Car derrière l’ultra-libéralisme débridé et l’esprit de pillage financier qui préside à la conception des deux textes, se trouve le réel problème de l’intention et de l’intégration de l’Europe. Les divergences croissantes que connaît actuellement l’Europe élargie et la faible volonté des Etats et de la Commission d’harmoniser les législations nationales conduisent en effet droit dans le mur. Le marché unique se décomposera si l’on en reste au niveau actuel des choses : il sera inéluctablement emporté par l’effondrement du système financier et monétaire international.

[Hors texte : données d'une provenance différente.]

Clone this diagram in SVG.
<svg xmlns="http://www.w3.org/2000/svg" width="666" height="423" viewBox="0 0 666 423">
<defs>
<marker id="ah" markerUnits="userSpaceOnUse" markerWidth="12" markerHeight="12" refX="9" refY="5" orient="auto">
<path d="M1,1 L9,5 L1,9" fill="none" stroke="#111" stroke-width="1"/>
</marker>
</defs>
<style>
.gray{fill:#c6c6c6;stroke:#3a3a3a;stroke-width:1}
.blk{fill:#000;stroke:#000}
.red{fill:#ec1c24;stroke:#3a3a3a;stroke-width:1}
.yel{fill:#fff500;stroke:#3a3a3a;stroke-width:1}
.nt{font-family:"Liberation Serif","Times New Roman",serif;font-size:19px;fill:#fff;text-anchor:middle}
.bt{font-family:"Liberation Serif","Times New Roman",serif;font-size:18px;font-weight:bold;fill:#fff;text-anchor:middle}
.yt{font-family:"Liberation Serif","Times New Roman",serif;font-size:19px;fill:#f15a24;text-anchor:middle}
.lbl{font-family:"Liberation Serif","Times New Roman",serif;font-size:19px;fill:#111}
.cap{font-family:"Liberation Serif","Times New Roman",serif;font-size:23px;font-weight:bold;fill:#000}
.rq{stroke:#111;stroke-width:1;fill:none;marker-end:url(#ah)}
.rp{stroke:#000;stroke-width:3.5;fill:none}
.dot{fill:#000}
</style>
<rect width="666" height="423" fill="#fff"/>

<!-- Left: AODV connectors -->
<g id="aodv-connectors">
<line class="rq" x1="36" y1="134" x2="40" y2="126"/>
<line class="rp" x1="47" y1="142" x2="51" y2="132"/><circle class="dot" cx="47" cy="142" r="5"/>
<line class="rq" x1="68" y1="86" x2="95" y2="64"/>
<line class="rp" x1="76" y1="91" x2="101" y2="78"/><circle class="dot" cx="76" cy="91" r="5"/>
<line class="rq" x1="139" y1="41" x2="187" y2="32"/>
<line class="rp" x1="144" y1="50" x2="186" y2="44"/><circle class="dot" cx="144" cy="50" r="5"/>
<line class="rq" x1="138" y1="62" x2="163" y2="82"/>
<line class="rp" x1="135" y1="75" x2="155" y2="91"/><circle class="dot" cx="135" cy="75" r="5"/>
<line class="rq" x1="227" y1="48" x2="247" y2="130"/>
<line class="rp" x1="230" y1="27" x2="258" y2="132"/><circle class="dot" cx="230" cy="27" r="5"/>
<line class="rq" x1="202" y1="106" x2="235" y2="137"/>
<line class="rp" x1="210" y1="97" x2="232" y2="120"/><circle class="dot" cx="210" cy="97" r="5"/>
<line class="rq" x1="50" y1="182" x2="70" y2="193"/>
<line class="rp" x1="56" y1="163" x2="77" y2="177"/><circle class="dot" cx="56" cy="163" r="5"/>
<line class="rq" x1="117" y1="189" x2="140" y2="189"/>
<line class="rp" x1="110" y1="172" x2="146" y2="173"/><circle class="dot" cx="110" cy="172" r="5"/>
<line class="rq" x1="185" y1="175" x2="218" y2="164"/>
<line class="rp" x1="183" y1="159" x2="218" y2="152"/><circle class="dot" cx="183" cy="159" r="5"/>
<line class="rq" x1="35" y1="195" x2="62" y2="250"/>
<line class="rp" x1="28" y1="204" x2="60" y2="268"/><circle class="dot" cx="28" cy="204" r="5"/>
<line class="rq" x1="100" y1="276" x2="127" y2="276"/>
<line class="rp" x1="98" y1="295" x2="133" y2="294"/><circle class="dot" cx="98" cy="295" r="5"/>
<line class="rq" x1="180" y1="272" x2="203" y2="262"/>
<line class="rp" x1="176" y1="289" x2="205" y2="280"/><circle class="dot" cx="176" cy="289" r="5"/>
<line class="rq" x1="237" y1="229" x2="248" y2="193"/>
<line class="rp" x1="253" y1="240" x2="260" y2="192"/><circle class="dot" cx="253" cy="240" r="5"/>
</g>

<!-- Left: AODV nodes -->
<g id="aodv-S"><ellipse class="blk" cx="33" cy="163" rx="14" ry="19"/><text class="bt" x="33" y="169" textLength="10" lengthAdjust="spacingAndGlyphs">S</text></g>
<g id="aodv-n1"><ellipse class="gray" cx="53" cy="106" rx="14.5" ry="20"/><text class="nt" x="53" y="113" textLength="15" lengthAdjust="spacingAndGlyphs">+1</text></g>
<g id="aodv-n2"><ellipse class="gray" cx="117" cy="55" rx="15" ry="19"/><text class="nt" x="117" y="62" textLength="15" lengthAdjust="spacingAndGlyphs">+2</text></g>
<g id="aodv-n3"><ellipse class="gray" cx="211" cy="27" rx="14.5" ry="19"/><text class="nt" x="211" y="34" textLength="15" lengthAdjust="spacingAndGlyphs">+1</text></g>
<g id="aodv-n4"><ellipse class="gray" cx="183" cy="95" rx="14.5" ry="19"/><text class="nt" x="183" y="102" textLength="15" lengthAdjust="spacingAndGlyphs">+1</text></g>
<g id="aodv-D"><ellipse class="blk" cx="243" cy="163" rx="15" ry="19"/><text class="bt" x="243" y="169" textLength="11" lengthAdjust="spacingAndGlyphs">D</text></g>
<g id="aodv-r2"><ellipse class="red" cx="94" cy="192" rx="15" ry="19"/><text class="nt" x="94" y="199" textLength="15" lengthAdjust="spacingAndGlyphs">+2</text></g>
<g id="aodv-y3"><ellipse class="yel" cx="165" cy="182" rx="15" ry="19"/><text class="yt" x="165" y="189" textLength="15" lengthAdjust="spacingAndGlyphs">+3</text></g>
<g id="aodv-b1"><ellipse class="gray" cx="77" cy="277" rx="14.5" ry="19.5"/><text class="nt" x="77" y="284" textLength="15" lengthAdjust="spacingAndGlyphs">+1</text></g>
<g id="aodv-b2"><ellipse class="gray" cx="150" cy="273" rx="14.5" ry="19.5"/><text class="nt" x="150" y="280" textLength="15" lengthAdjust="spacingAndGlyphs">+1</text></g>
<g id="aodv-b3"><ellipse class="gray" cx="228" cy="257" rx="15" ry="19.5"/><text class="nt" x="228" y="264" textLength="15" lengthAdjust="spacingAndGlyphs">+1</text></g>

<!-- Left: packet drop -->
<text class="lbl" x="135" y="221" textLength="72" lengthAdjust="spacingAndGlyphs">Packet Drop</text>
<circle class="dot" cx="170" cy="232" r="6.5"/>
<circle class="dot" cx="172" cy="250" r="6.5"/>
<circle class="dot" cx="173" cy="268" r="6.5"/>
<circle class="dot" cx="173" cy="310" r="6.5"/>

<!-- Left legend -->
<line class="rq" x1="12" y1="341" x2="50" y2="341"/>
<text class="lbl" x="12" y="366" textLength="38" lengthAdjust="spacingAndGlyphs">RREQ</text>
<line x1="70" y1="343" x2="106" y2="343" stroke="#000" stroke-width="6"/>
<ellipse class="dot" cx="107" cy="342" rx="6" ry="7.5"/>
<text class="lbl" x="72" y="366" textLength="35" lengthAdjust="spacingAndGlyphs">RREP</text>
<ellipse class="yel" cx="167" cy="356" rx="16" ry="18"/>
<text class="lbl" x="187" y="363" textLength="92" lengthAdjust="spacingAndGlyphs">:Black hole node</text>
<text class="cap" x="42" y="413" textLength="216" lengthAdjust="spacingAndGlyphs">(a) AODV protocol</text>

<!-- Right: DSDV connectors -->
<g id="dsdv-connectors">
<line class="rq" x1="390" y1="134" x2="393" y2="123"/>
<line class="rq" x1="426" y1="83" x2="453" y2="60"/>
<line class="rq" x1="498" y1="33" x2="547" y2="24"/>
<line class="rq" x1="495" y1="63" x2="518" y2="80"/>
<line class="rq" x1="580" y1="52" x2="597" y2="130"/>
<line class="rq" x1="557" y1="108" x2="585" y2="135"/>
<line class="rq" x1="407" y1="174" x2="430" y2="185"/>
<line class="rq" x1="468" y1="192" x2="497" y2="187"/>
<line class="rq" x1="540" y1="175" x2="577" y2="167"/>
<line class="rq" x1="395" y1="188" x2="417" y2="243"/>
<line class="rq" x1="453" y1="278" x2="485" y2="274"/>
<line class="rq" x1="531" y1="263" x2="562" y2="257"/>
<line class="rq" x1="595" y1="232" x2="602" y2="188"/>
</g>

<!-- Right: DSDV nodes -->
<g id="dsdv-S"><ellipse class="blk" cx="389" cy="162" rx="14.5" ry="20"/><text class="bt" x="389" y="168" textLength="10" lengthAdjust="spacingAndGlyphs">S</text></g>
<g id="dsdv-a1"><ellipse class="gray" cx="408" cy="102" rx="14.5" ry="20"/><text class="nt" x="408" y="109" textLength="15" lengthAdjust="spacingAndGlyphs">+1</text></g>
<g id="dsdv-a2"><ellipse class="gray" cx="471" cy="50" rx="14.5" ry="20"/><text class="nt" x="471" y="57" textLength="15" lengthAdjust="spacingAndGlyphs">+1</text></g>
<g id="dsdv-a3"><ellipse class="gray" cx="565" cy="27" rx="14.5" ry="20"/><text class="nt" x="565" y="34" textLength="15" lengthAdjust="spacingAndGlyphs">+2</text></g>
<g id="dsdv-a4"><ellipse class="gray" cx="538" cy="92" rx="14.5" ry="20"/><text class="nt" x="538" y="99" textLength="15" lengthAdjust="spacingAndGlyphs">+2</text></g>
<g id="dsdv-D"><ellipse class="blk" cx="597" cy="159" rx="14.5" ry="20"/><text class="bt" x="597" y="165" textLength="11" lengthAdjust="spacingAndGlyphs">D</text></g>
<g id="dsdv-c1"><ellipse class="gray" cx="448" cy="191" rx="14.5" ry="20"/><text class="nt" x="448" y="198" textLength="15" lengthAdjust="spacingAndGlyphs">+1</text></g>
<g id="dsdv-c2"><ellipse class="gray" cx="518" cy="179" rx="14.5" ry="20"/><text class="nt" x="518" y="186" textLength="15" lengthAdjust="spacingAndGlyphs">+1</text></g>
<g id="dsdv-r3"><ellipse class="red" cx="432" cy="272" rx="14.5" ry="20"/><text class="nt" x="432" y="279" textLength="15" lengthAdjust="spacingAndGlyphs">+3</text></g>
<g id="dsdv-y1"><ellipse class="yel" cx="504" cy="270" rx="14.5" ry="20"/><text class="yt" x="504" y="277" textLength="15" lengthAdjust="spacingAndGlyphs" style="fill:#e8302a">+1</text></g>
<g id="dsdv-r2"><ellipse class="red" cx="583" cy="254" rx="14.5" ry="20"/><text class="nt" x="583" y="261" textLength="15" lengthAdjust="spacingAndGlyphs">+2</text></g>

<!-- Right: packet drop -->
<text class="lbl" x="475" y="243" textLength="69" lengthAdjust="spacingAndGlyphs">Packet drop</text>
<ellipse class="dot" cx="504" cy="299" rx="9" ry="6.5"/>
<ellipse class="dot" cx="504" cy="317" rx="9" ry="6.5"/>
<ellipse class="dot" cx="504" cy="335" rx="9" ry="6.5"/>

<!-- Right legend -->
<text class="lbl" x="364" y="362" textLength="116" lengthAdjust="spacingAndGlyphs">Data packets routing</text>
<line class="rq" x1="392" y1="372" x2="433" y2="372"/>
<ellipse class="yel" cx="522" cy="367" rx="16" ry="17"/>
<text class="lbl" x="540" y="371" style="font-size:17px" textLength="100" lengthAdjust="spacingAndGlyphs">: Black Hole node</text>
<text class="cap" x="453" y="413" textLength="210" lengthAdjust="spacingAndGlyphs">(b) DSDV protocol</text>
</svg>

Si l’on considère le point de vue de Danuta Huebner, qui ne fait qu’exiger la libre circulation des capitaux, des marchandises et des services, l’Europe actuelle n’a rien de légitime à lui répondre ou à lui opposer. On ne peut en effet interdire à la fois aux Européens de l’Est d’attirer chez eux des capitaux et des investissements, d’émigrer à l’Ouest et d’y vendre leur force de travail et leurs services !
La seule manière de préserver un grand marché est d’y élever les participants au même niveau ou, plutôt, d’élever tous les participants à un niveau supérieur. Il faut donc, c’est l’ardente obligation de l’Europe à 25, puisqu’on l’a construite, favoriser un rattrapage rapide des économies d’Europe de l’Est.
Notre projet part de là. Il repose sur le financement de grands travaux par des investissements à long terme et faible taux d’intérêt créant la substance qui permette le rattrapage, suivant les mérites de chacun. C’est un projet volontariste, s’opposant absolument, dans son esprit, au libéralisme (lire loi du plus fort) de la directive Bolkestein et de la « Constitution » européenne. Nous appelons ce projet « Pont terrestre eurasiatique », car l’espace de développement doit s’étendre en trois cercles concentriques, le premier avec les pays prêts à s’engager plus loin dans les harmonisations (France, Allemagne, Espagne, Italie, Belgique...), le second avec le reste de l’UE et le troisième avec la Russie et les pays asiatiques (Inde, Chine), un « pont » de grands travaux unissant toutes ses composantes.
Pour trouver l’agent permettant le financement des piliers du pont, il faut promouvoir une association de banques nationales, représentant la volonté politique des citoyens et des gouvernements de l’Union, et abolir la Banque centrale européenne actuelle, gardienne des intérêts financiers et composée de fonctionnaires au Trésor ou de grands banquiers. Concrètement, les projets « physiques » à mettre en place, reposant sur des prêts à long terme et à bas taux d’intérêt, supposeraient de délégations de souveraineté par projet transnational, et non en fonction de formules préétablies.
Seule cette logique-là permettra de fonder une vraie Europe, avec une culture du développement et de la solidarité, de la découverte et de la frontière, par delà l’Europe frelatée qu’on nous propose et le chauvinisme soi-disant souverainiste qui est l’autre face du Janus destructeur.
En tous cas, les responsables français ne pourront pas dire qu’ils ne savaient pas. Au moment où la directive Bolkestein a été adoptée - à l’unanimité - l’actuel ministre des Affaires étrangères, Michel Barnier, et le socialiste Pascal Lamy en étaient membres, et le 13 janvier 2004, Noëlle Lenoir, alors ministre des Affaires européennes du gouvernement Raffarin, avait apporté son appui « très fort » au texte.